TASK DIRECTIONS: Retype each line of the material exactly, please, skipping any picture in it.

# MATERIAL start

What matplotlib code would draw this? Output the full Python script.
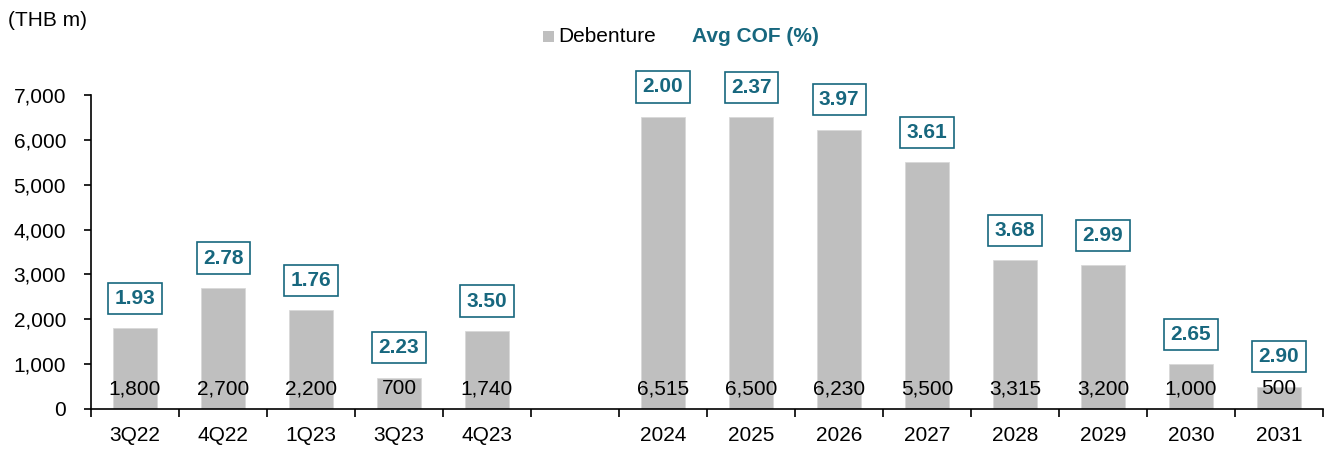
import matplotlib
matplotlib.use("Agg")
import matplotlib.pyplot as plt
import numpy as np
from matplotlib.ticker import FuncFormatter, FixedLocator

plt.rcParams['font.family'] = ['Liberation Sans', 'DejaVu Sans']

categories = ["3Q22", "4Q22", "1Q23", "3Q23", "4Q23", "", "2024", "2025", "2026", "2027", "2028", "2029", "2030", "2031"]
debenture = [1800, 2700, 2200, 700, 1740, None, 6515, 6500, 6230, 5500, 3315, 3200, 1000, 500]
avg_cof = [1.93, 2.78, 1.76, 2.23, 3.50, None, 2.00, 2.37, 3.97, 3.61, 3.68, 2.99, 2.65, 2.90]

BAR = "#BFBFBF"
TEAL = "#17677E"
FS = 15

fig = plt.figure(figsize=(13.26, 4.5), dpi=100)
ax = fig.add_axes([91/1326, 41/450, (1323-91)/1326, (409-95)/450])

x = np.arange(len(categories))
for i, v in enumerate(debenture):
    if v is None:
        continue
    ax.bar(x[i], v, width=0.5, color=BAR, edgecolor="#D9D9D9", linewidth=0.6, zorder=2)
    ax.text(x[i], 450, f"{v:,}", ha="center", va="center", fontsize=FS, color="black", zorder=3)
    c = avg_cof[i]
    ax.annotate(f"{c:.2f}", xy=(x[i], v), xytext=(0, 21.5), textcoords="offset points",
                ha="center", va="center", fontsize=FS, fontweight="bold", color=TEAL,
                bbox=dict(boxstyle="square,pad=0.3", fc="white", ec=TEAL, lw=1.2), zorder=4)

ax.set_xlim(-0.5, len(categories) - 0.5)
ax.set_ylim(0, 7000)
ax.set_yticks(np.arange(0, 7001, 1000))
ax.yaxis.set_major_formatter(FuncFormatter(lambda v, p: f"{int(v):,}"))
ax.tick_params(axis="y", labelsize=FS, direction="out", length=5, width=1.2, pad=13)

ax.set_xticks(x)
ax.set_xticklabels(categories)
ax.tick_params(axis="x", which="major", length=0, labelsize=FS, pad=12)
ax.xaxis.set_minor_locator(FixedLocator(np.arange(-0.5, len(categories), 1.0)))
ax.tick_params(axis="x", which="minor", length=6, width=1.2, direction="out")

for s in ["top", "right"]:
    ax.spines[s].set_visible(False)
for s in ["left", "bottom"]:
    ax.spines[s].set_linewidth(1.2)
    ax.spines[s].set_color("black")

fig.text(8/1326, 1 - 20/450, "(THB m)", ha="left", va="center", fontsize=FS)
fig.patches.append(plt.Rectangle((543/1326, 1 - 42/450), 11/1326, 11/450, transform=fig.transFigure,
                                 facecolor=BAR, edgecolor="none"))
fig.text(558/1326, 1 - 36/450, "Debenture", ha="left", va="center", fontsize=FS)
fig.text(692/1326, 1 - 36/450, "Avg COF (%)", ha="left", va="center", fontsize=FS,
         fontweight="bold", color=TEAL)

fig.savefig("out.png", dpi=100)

# MATERIAL end

TASK ANSWER:
What matplotlib code would draw this? Output the full Python script.
import matplotlib
matplotlib.use("Agg")
import matplotlib.pyplot as plt
import numpy as np
from matplotlib.ticker import FuncFormatter, FixedLocator

plt.rcParams['font.family'] = ['Liberation Sans', 'DejaVu Sans']

categories = ["3Q22", "4Q22", "1Q23", "3Q23", "4Q23", "", "2024", "2025", "2026", "2027", "2028", "2029", "2030", "2031"]
debenture = [1800, 2700, 2200, 700, 1740, None, 6515, 6500, 6230, 5500, 3315, 3200, 1000, 500]
avg_cof = [1.93, 2.78, 1.76, 2.23, 3.50, None, 2.00, 2.37, 3.97, 3.61, 3.68, 2.99, 2.65, 2.90]

BAR = "#BFBFBF"
TEAL = "#17677E"
FS = 15

fig = plt.figure(figsize=(13.26, 4.5), dpi=100)
ax = fig.add_axes([91/1326, 41/450, (1323-91)/1326, (409-95)/450])

x = np.arange(len(categories))
for i, v in enumerate(debenture):
    if v is None:
        continue
    ax.bar(x[i], v, width=0.5, color=BAR, edgecolor="#D9D9D9", linewidth=0.6, zorder=2)
    ax.text(x[i], 450, f"{v:,}", ha="center", va="center", fontsize=FS, color="black", zorder=3)
    c = avg_cof[i]
    ax.annotate(f"{c:.2f}", xy=(x[i], v), xytext=(0, 21.5), textcoords="offset points",
                ha="center", va="center", fontsize=FS, fontweight="bold", color=TEAL,
                bbox=dict(boxstyle="square,pad=0.3", fc="white", ec=TEAL, lw=1.2), zorder=4)

ax.set_xlim(-0.5, len(categories) - 0.5)
ax.set_ylim(0, 7000)
ax.set_yticks(np.arange(0, 7001, 1000))
ax.yaxis.set_major_formatter(FuncFormatter(lambda v, p: f"{int(v):,}"))
ax.tick_params(axis="y", labelsize=FS, direction="out", length=5, width=1.2, pad=13)

ax.set_xticks(x)
ax.set_xticklabels(categories)
ax.tick_params(axis="x", which="major", length=0, labelsize=FS, pad=12)
ax.xaxis.set_minor_locator(FixedLocator(np.arange(-0.5, len(categories), 1.0)))
ax.tick_params(axis="x", which="minor", length=6, width=1.2, direction="out")

for s in ["top", "right"]:
    ax.spines[s].set_visible(False)
for s in ["left", "bottom"]:
    ax.spines[s].set_linewidth(1.2)
    ax.spines[s].set_color("black")

fig.text(8/1326, 1 - 20/450, "(THB m)", ha="left", va="center", fontsize=FS)
fig.patches.append(plt.Rectangle((543/1326, 1 - 42/450), 11/1326, 11/450, transform=fig.transFigure,
                                 facecolor=BAR, edgecolor="none"))
fig.text(558/1326, 1 - 36/450, "Debenture", ha="left", va="center", fontsize=FS)
fig.text(692/1326, 1 - 36/450, "Avg COF (%)", ha="left", va="center", fontsize=FS,
         fontweight="bold", color=TEAL)

fig.savefig("out.png", dpi=100)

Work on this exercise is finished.